Contribution Income Statement vs. Traditional Income Statements
So, why use a contribution margin income statement instead of the traditional format? It’s all about insight. While a traditional income statement focuses on operating and non-operating expenses and calculates gross and net income, a contribution margin income statement hones in on the relationship between variable costs and revenue. It’s ideal for internal analysis and helps with pricing, production, and profitability decisions.
Key Differences
Contribution Margin Statement – Highlights variable vs. fixed costs and shows contribution margin.
Traditional Income Statement – Breaks down gross profit, operating income, and net income for a comprehensive financial overview.
Is the Contribution Margin the Same as Net Income?

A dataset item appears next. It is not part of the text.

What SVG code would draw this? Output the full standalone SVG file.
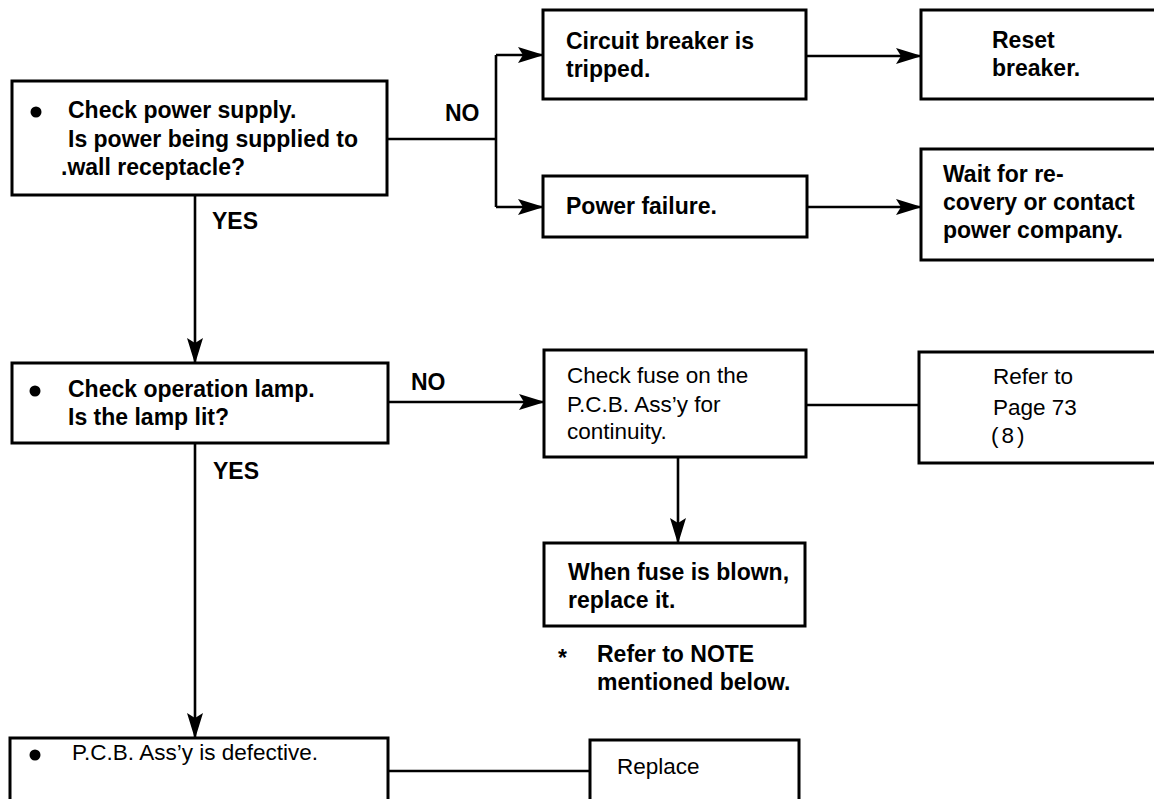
<svg xmlns="http://www.w3.org/2000/svg" width="1154" height="799" viewBox="0 0 1154 799">
<defs>
<marker id="arr" markerUnits="userSpaceOnUse" markerWidth="26" markerHeight="16" refX="25" refY="8" orient="auto">
<path d="M0,0 L26,8 L0,16 L5,8 z" fill="#000"/>
</marker>
<style>
.box{fill:#fff;stroke:#000;stroke-width:3}
.ln{fill:none;stroke:#000;stroke-width:2.6}
.b{font-family:"Liberation Sans",Arial,sans-serif;font-weight:bold;font-size:23px;fill:#000}
.r{font-family:"Liberation Sans",Arial,sans-serif;font-size:22.5px;fill:#000}
</style>
</defs>
<rect width="1154" height="799" fill="#fff"/>
<g id="connectors">
<path class="ln" d="M387,139 H496"/>
<path class="ln" d="M496,55 V207"/>
<path class="ln" d="M496,55 H543" marker-end="url(#arr)"/>
<path class="ln" d="M496,207 H543" marker-end="url(#arr)"/>
<path class="ln" d="M806,56 H921" marker-end="url(#arr)"/>
<path class="ln" d="M807,207 H921" marker-end="url(#arr)"/>
<path class="ln" d="M195,195 V363" marker-end="url(#arr)"/>
<path class="ln" d="M388,402 H544" marker-end="url(#arr)"/>
<path class="ln" d="M806,405 H919"/>
<path class="ln" d="M678,457 V543" marker-end="url(#arr)"/>
<path class="ln" d="M195,443 V738" marker-end="url(#arr)"/>
<path class="ln" d="M388,771 H590"/>
<text class="b" x="445" y="121">NO</text>
<text class="b" x="212" y="229">YES</text>
<text class="b" x="411" y="390">NO</text>
<text class="b" x="213" y="479">YES</text>
</g>
<g id="n-power">
<rect class="box" x="12" y="81" width="375" height="114"/>
<circle cx="36" cy="112" r="5.5"/>
<text class="b" x="68" y="118">Check power supply.</text>
<text class="b" x="68" y="147">Is power being supplied to</text>
<text class="b" x="61" y="175">.wall receptacle?</text>
</g>
<g id="n-breaker">
<rect class="box" x="543" y="10" width="263" height="89"/>
<text class="b" x="566" y="49">Circuit breaker is</text>
<text class="b" x="566" y="77">tripped.</text>
</g>
<g id="n-reset">
<rect class="box" x="921" y="10" width="240" height="89"/>
<text class="b" x="992" y="48">Reset</text>
<text class="b" x="992" y="76">breaker.</text>
</g>
<g id="n-failure">
<rect class="box" x="543" y="176" width="264" height="61"/>
<text class="b" x="566" y="214">Power failure.</text>
</g>
<g id="n-wait">
<rect class="box" x="921" y="149" width="240" height="111"/>
<text class="b" x="943" y="182">Wait for re-</text>
<text class="b" x="943" y="210">covery or contact</text>
<text class="b" x="943" y="238">power company.</text>
</g>
<g id="n-lamp">
<rect class="box" x="12" y="363" width="376" height="80"/>
<circle cx="35" cy="391" r="5.5"/>
<text class="b" x="68" y="397">Check operation lamp.</text>
<text class="b" x="68" y="425">Is the lamp lit?</text>
</g>
<g id="n-fuse">
<rect class="box" x="544" y="350" width="262" height="107"/>
<text class="r" x="567" y="383">Check fuse on the</text>
<text class="r" x="567" y="412">P.C.B. Ass’y for</text>
<text class="r" x="567" y="439">continuity.</text>
</g>
<g id="n-refer">
<rect class="box" x="919" y="352" width="242" height="111"/>
<text class="r" x="993" y="384">Refer to</text>
<text class="r" x="993" y="415">Page 73</text>
<text class="r" x="991" y="443" letter-spacing="3">(8)</text>
</g>
<g id="n-blown">
<rect class="box" x="544" y="543" width="261" height="83"/>
<text class="b" x="568" y="580">When fuse is blown,</text>
<text class="b" x="568" y="608">replace it.</text>
</g>
<g id="n-note">
<text class="b" x="558" y="666" font-size="20">*</text>
<text class="b" x="597" y="662">Refer to NOTE</text>
<text class="b" x="597" y="690">mentioned below.</text>
</g>
<g id="n-defective">
<rect class="box" x="10" y="738" width="378" height="66"/>
<circle cx="35" cy="755" r="5.5"/>
<text class="r" x="72" y="760">P.C.B. Ass’y is defective.</text>
</g>
<g id="n-replace">
<rect class="box" x="590" y="740" width="209" height="64"/>
<text class="r" x="617" y="774">Replace</text>
</g>
</svg>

Not exactly. While the contribution margin shows what’s left after variable costs, net income (or profit) considers all fixed and non-operating expenses. Think of the contribution margin as a snapshot of product profitability, while net income is the broader picture of overall financial health.
Comparing Contribution Margin to EBIT and EBITDA
You might be wondering, “Isn’t this just another version of EBIT or EBITDA?” Not quite.
Contribution Margin vs. EBIT
Contribution margin is strictly the difference between revenue and variable costs, focusing on individual products or services. Earnings Before Interest and Taxes (EBIT), on the other hand, measures overall company profitability and includes both variable and fixed expenses.
Quick Formula Recap for EBIT:
Revenue – (Variable + Fixed Costs) = EBIT
Contribution Margin vs. EBITDA
Earnings Before Interest, Taxes, Depreciation, and Amortization (EBITDA) digs even deeper by removing the impact of non-cash expenses like depreciation and amortization.
EBITDA Formula:
EBIT + Depreciation + Amortization
While EBITDA gives a broad view of a company’s financial health, contribution margin zeroes in on product-level profitability.
Why This Matters?
Creating and analyzing a contribution margin income statement can feel complex, but it’s a game-changer for understanding product performance and making informed business choices. Whether you’re pricing your new cupcake line or deciding which fitness gear to expand, this tool provides a clear path to sustainable profitability. And remember, financial software can simplify the process, making it easier to track and update your data.